What to do -> From the first line of the data below through the line holding "import plotly.graph_objects as go", output each line exactly and leave the pictures out.

Source data ->
┌────────
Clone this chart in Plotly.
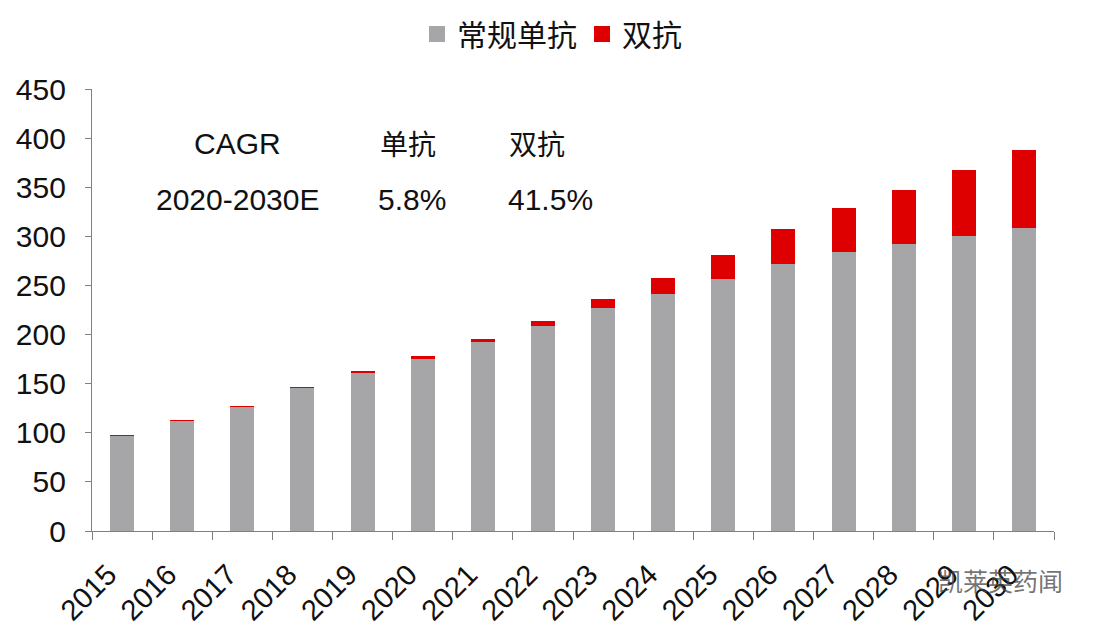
import plotly.graph_objects as go

years = ["2015", "2016", "2017", "2018", "2019", "2020", "2021", "2022",
         "2023", "2024", "2025", "2026", "2027", "2028", "2029", "2030"]
mono = [97, 112, 126.5, 146, 161, 175.5, 192.5, 209, 227, 241, 257, 272, 284, 292, 300, 308]
bispec = [0.5, 0.5, 0.5, 0.5, 1, 2.5, 3, 5, 9, 17, 24.5, 35, 45, 55, 68, 80]
yticks = [0, 50, 100, 150, 200, 250, 300, 350, 400, 450]
series_names = ["常规单抗", "双抗"]

GRAY = "#A6A6A8"
RED = "#DE0000"
TXT = "#111111"
LAT = "Liberation Sans, Arial, sans-serif"
CJK = "Noto Sans CJK SC, sans-serif"

# page body has an 8px margin; plot area target: x 92..1054, y 89..531
L, T, PW, PH = 84, 81, 962, 442
W, H = 1100, 630

fig = go.Figure()
fig.add_trace(go.Bar(x=years, y=mono, name=series_names[0], showlegend=False,
                     marker=dict(color=GRAY, line=dict(width=0))))
fig.add_trace(go.Bar(x=years, y=bispec, name=series_names[1], showlegend=False,
                     marker=dict(color=RED, line=dict(width=0))))
# legend entries with larger square swatches
for nm, col in zip(series_names, [GRAY, RED]):
    fig.add_trace(go.Scatter(x=[None], y=[None], mode="markers", name=nm,
                             marker=dict(symbol="square", size=18, color=col), hoverinfo="skip"))

fig.update_layout(
    barmode="stack",
    bargap=0.6,
    width=W, height=H,
    margin=dict(l=L, r=W - L - PW, t=T, b=H - T - PH, autoexpand=False),
    paper_bgcolor="white", plot_bgcolor="white",
    font=dict(family=LAT, size=29, color=TXT),
    legend=dict(orientation="h", x=(552 - 8) / W, xref="container", xanchor="center",
                y=1.0, yref="container", yanchor="top",
                font=dict(family=CJK, size=30, color=TXT), itemsizing="trace",
                itemwidth=30, traceorder="normal", bgcolor="rgba(0,0,0,0)"),
    showlegend=True,
)
fig.update_yaxes(range=[0, 450], tickvals=yticks, showgrid=False, zeroline=False,
                 showline=True, linecolor="#808080", linewidth=1.2,
                 ticks="outside", ticklen=6, tickcolor="#808080",
                 ticklabelstandoff=13,
                 tickfont=dict(family=LAT, size=30, color=TXT))
fig.update_xaxes(showgrid=False, showline=True, linecolor="#808080", linewidth=1.2,
                 ticks="outside", ticklen=8, tickcolor="#808080", tickson="boundaries",
                 tickangle=-45, ticklabelstandoff=14, ticklabelshift=-14,
                 tickfont=dict(family=LAT, size=29, color=TXT))

# CAGR table text (page pixel centres converted to plot-area fractions)
ann = [
    ("CAGR", 237, 143, LAT),
    ("2020-2030E", 237, 199, LAT),
    ("单抗", 408, 143, CJK),
    ("5.8%", 412, 199, LAT),
    ("双抗", 537, 143, CJK),
    ("41.5%", 550, 199, LAT),
]
for t, px, py, f in ann:
    fig.add_annotation(text=t, x=(px - 92) / PW, y=(531 - py) / PH, xref="paper", yref="paper",
                       showarrow=False, xanchor="center", yanchor="middle",
                       font=dict(family=f, size=30 if f == LAT else 28, color=TXT))

# watermark
fig.add_annotation(text="凯莱英药闻", x=(1000 - 92) / PW, y=(531 - 580) / PH, xref="paper", yref="paper",
                   showarrow=False, xanchor="center", yanchor="middle",
                   font=dict(family=CJK, size=25, color="rgba(70,70,70,0.75)"))

fig.write_html("out.html")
└────────
Task solution ->
Clone this chart in Plotly.
import plotly.graph_objects as go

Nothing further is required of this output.